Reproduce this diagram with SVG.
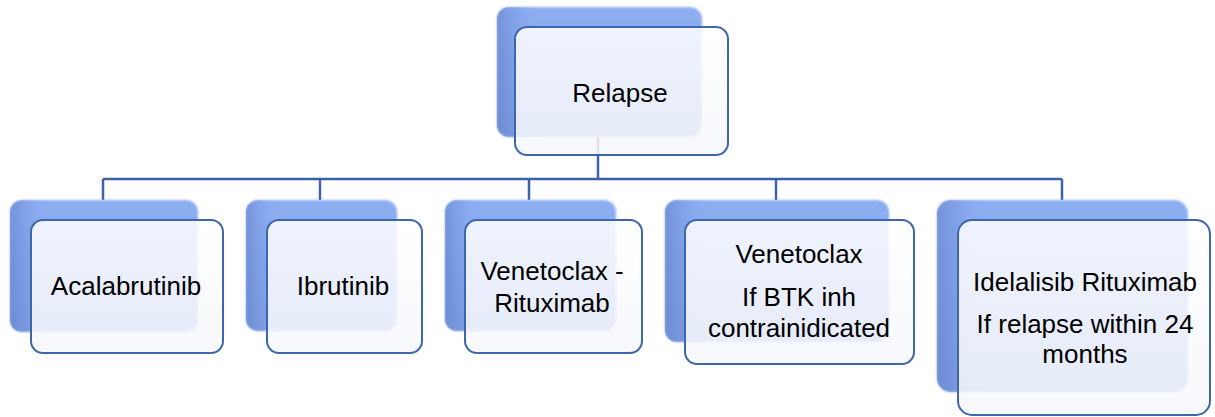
<svg xmlns="http://www.w3.org/2000/svg" width="1215" height="417" viewBox="0 0 1215 417">
<defs>
<linearGradient id="backGrad" x1="0" y1="0" x2="0" y2="1">
<stop offset="0" stop-color="#8eaef2"/>
<stop offset="1" stop-color="#7d9ee3"/>
</linearGradient>
<linearGradient id="bevel" x1="0" y1="0" x2="1" y2="0">
<stop offset="0" stop-color="#5d7bc2" stop-opacity="0.55"/>
<stop offset="0.1" stop-color="#6f8fd6" stop-opacity="0.25"/>
<stop offset="0.2" stop-color="#8aaaf0" stop-opacity="0"/>
</linearGradient>
<linearGradient id="frontGrad" x1="0" y1="0" x2="0" y2="1">
<stop offset="0" stop-color="#ffffff"/>
<stop offset="1" stop-color="#f6f7fb"/>
</linearGradient>
<filter id="soft" x="-5%" y="-5%" width="110%" height="110%">
<feGaussianBlur stdDeviation="1"/>
</filter>
</defs>
<style>
.back{fill:url(#backGrad);filter:url(#soft);}
.bev{fill:url(#bevel);}
.front{fill:url(#frontGrad);fill-opacity:0.86;stroke:#3e66ad;stroke-width:2;}
.conn{fill:none;stroke:#3c62a6;stroke-width:2.5;}
.lbl{font-family:"Liberation Sans",Arial,sans-serif;font-size:26px;fill:#000;text-anchor:middle;}
</style>
<g id="connectors">
<path class="conn" d="M598,137 V179 M103,179 H1062 M103,179 V200 M320,179 V200 M529,179 V200 M776,179 V200 M1062,179 V200"/>
</g>
<g id="node-relapse">
<rect class="back" x="497" y="7" width="205" height="130" rx="12"/>
<rect class="bev" x="497" y="7" width="205" height="130" rx="12"/>
<rect class="front" x="515" y="27" width="213" height="128" rx="12"/>
<text class="lbl" x="620" y="102">Relapse</text>
</g>
<g id="node-acalabrutinib">
<rect class="back" x="10" y="200" width="188" height="132" rx="12"/>
<rect class="bev" x="10" y="200" width="188" height="132" rx="12"/>
<rect class="front" x="31" y="220" width="192" height="133" rx="12"/>
<text class="lbl" x="126" y="295">Acalabrutinib</text>
</g>
<g id="node-ibrutinib">
<rect class="back" x="246" y="200" width="151" height="131" rx="12"/>
<rect class="bev" x="246" y="200" width="151" height="131" rx="12"/>
<rect class="front" x="267" y="220" width="155" height="133" rx="12"/>
<text class="lbl" x="343" y="295">Ibrutinib</text>
</g>
<g id="node-venetoclax-rituximab">
<rect class="back" x="445" y="200" width="171" height="131" rx="12"/>
<rect class="bev" x="445" y="200" width="171" height="131" rx="12"/>
<rect class="front" x="465" y="220" width="177" height="133" rx="12"/>
<text class="lbl" x="552" y="280">Venetoclax -</text>
<text class="lbl" x="552" y="312">Rituximab</text>
</g>
<g id="node-venetoclax">
<rect class="back" x="665" y="200" width="224" height="142" rx="12"/>
<rect class="bev" x="665" y="200" width="224" height="142" rx="12"/>
<rect class="front" x="685" y="220" width="229" height="144" rx="12"/>
<text class="lbl" x="799" y="263">Venetoclax</text>
<text class="lbl" x="799" y="306">If BTK inh</text>
<text class="lbl" x="799" y="337">contrainidicated</text>
</g>
<g id="node-idelalisib">
<rect class="back" x="937" y="200" width="251" height="192" rx="14"/>
<rect class="bev" x="937" y="200" width="251" height="192" rx="14"/>
<rect class="front" x="958" y="220" width="252" height="195" rx="14"/>
<text class="lbl" x="1085" y="291">Idelalisib Rituximab</text>
<text class="lbl" x="1085" y="333">If relapse within 24</text>
<text class="lbl" x="1085" y="363">months</text>
</g>
</svg>
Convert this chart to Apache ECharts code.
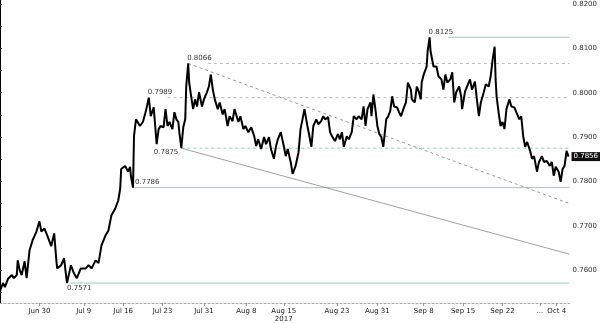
<!DOCTYPE html>
<html><head><meta charset="utf-8">
<script src="https://cdn.jsdelivr.net/npm/echarts@6/dist/echarts.min.js"></script>
<style>html,body{margin:0;padding:0;background:#fff}#c{width:600px;height:323px}</style>
</head><body><div id="c"></div>
<script>
// session index (trading-time position) and AUD/USD-like rate
const sessionIdx = [0,3,5,8,10,12,14,17,18,20,22,25,27,30,33,37,40,42,45,48,52,55,57,58,62,65,67,68,72,75,78,82,87,90,93,97,100,103,107,110,113,117,120,122,123,127,130,132,133,135,136,138,142,145,148,151,153,156,158,159,161,163,166,168,170,172,175,177,179,181,182,184,186,188,189,191,192,194,196,198,200,202,205,207,210,212,214,216,218,221,223,226,228,231,233,236,238,242,244,247,249,252,255,258,260,262,265,268,270,273,275,278,280,282,285,288,290,292,295,297,300,303,305,307,309,312,314,316,318,321,323,326,328,330,333,335,337,340,343,345,347,349,352,354,357,359,362,364,367,369,371,373,376,377,379,381,383,385,387,389,392,394,396,398,400,403,405,407,410,412,414,417,418,421,423,425,427,428,430,433,434,436,437,440,441,443,445,448,450,452,454,457,459,461,463,466,468,469,472,474,477,479,482,484,486,488,491,493,496,498,500,502,503,504,506,508,510,512,514,517,519,522,524,527,529,531,533,535,538,540,542,545,547,550,552,555,558,560,562,564,567,569,571,573,575,577];
const rate = [0.7553,0.7571,0.7562,0.7580,0.7578,0.7589,0.7582,0.7589,0.7622,0.7600,0.7589,0.7620,0.7582,0.7645,0.7667,0.7687,0.7710,0.7687,0.7694,0.7678,0.7654,0.7683,0.7627,0.7604,0.7611,0.7627,0.7589,0.7571,0.7611,0.7593,0.7582,0.7604,0.7604,0.7611,0.7604,0.7622,0.7616,0.7656,0.7678,0.7689,0.7723,0.7739,0.7757,0.7784,0.7828,0.7835,0.7822,0.7833,0.7810,0.7786,0.7902,0.7940,0.7925,0.7934,0.7958,0.7989,0.7947,0.7967,0.7911,0.7884,0.7918,0.7925,0.7922,0.7963,0.7925,0.7934,0.7918,0.7956,0.7940,0.7934,0.7911,0.7875,0.7922,0.7940,0.8014,0.8066,0.8023,0.7992,0.7963,0.7985,0.7969,0.8001,0.7969,0.7985,0.8001,0.8014,0.8041,0.8007,0.7985,0.7963,0.7978,0.7951,0.7963,0.7925,0.7947,0.7936,0.7963,0.7934,0.7947,0.7918,0.7925,0.7911,0.7922,0.7902,0.7880,0.7895,0.7873,0.7900,0.7884,0.7900,0.7873,0.7851,0.7878,0.7895,0.7911,0.7880,0.7857,0.7873,0.7844,0.7817,0.7835,0.7866,0.7918,0.7940,0.7963,0.7925,0.7902,0.7878,0.7925,0.7940,0.7929,0.7936,0.7947,0.7940,0.7945,0.7911,0.7902,0.7891,0.7907,0.7895,0.7911,0.7878,0.7902,0.7895,0.7911,0.7947,0.7940,0.7947,0.7940,0.7969,0.7925,0.7963,0.7978,0.7947,0.7996,0.7963,0.7925,0.7907,0.7900,0.7878,0.7940,0.7947,0.7958,0.7992,0.7969,0.7967,0.7956,0.7947,0.7967,0.7978,0.8023,0.8007,0.7985,0.7978,0.8014,0.8003,0.7985,0.8023,0.8041,0.8059,0.8093,0.8125,0.8093,0.8059,0.8057,0.8059,0.8037,0.8030,0.8007,0.8041,0.8023,0.8030,0.8046,0.7978,0.8001,0.8014,0.7992,0.7963,0.8003,0.8001,0.8030,0.8007,0.8025,0.7985,0.7947,0.7978,0.8001,0.8019,0.8014,0.8037,0.8075,0.8104,0.8030,0.7992,0.7956,0.7925,0.7934,0.7918,0.7963,0.7985,0.7969,0.7967,0.7956,0.7940,0.7947,0.7902,0.7878,0.7889,0.7869,0.7851,0.7857,0.7822,0.7844,0.7857,0.7844,0.7846,0.7835,0.7844,0.7813,0.7833,0.7822,0.7799,0.7828,0.7835,0.7869,0.7856];

// annotated levels
const levelValues = [0.8125, 0.8066, 0.7989, 0.7875, 0.7786, 0.7571];
const levelAnchor = [436, 191, 151, 184, 135, 68];
const levelLineStart = [455, 211, 170, 184, 135, 72];
const levelDashed = [false, true, true, true, false, false];
const levelBelow = [false, false, false, true, false, true];

// trend lines
const trendDotted = [[191, 0.8066], [578, 0.7750]];
const trendSolid = [[184, 0.7875], [578, 0.7636]];

// axes
const xTickPos = [40, 85, 125, 165, 207, 250, 288, 342, 383, 430, 470, 510, 548, 565];
const xTickLabels = ['Jun 30','Jul 9','Jul 16','Jul 23','Jul 31','Aug 8','Aug 15\n2017','Aug 23','Aug 31','Sep 8','Sep 15','Sep 22','...','Oct 4'];
const yTickLabels = [0.7600, 0.7700, 0.7800, 0.7900, 0.8000, 0.8100, 0.8200];
const yTickMarks = [0.7550,0.7600,0.7650,0.7700,0.7750,0.7800,0.7850,0.7900,0.7950,0.8000,0.8050,0.8100,0.8150,0.8200];

const chart = echarts.init(document.getElementById('c'), null, {renderer:'canvas'});
const teal = '#94ccc0';
const series = [];
levelValues.forEach((lv, i) => {
  series.push({
    type:'line', data:[[levelLineStart[i], lv],[578, lv]], showSymbol:false, silent:true,
    lineStyle:{color:teal, width:1, type: levelDashed[i] ? [3,3] : 'solid'}, z:1
  });
});
series.push({type:'line', data:trendDotted, showSymbol:false, silent:true, lineStyle:{color:'#999', width:1, type:[3,3]}, z:1});
series.push({type:'line', data:trendSolid, showSymbol:false, silent:true, lineStyle:{color:'#8a8a8a', width:0.8}, z:1});
series.push({
  type:'scatter', symbolSize:0, silent:true, z:5,
  data: levelValues.map((lv, i) => ({
    value:[levelAnchor[i], lv],
    label:{
      show:true, formatter: lv.toFixed(4), fontSize:7, color:'#000', fontFamily:'DejaVu Sans',
      position: levelBelow[i] ? (i===3 ? [-3, 4] : [0, 5]) : (i===4 ? [2, -5] : [-1, -5]),
      align: (i===3) ? 'right' : 'left', verticalAlign:'middle'
    }
  }))
});
series.push({
  type:'line', data: sessionIdx.map((x, i) => [x, rate[i]]), showSymbol:false, z:3,
  lineStyle:{color:'#000', width:2},
  endLabel:{show:true, formatter: p => p.value[1].toFixed(4), fontSize:7, color:'#fff', backgroundColor:'#111', padding:[1,2], distance:3, fontFamily:'DejaVu Sans'}
});

chart.setOption({
  animation:false,
  backgroundColor:'#fff',
  grid:{left:0, right:21, top:0, bottom:18, containLabel:false},
  xAxis:{
    type:'value', min:0, max:578,
    axisLine:{show:true, lineStyle:{color:'#aaa', type:[2,2]}},
    axisTick:{show:true, customValues:xTickPos, length:3, lineStyle:{color:'#999'}},
    axisLabel:{customValues:xTickPos, fontSize:7, color:'#222', margin:4, lineHeight:8, fontFamily:'DejaVu Sans',
      formatter: v => { const k = xTickPos.indexOf(v); return k >= 0 ? xTickLabels[k] : ''; }},
    splitLine:{show:false}
  },
  yAxis:{
    type:'value', position:'right', min:0.7526, max:0.8209,
    axisLine:{show:true, lineStyle:{color:'#000', width:1}},
    axisTick:{show:true, customValues:yTickMarks, length:2, lineStyle:{color:'#333'}},
    axisLabel:{customValues:yTickLabels, fontSize:7, color:'#333', margin:3, fontFamily:'DejaVu Sans',
      formatter: v => v.toFixed(4)},
    splitLine:{show:false}
  },
  series: series
});
</script></body></html>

....

# Problem details
Pick out the lines containing the string "this" and show them.

# Exercise solution
Reproduce this diagram with SVG.
Convert this chart to Apache ECharts code.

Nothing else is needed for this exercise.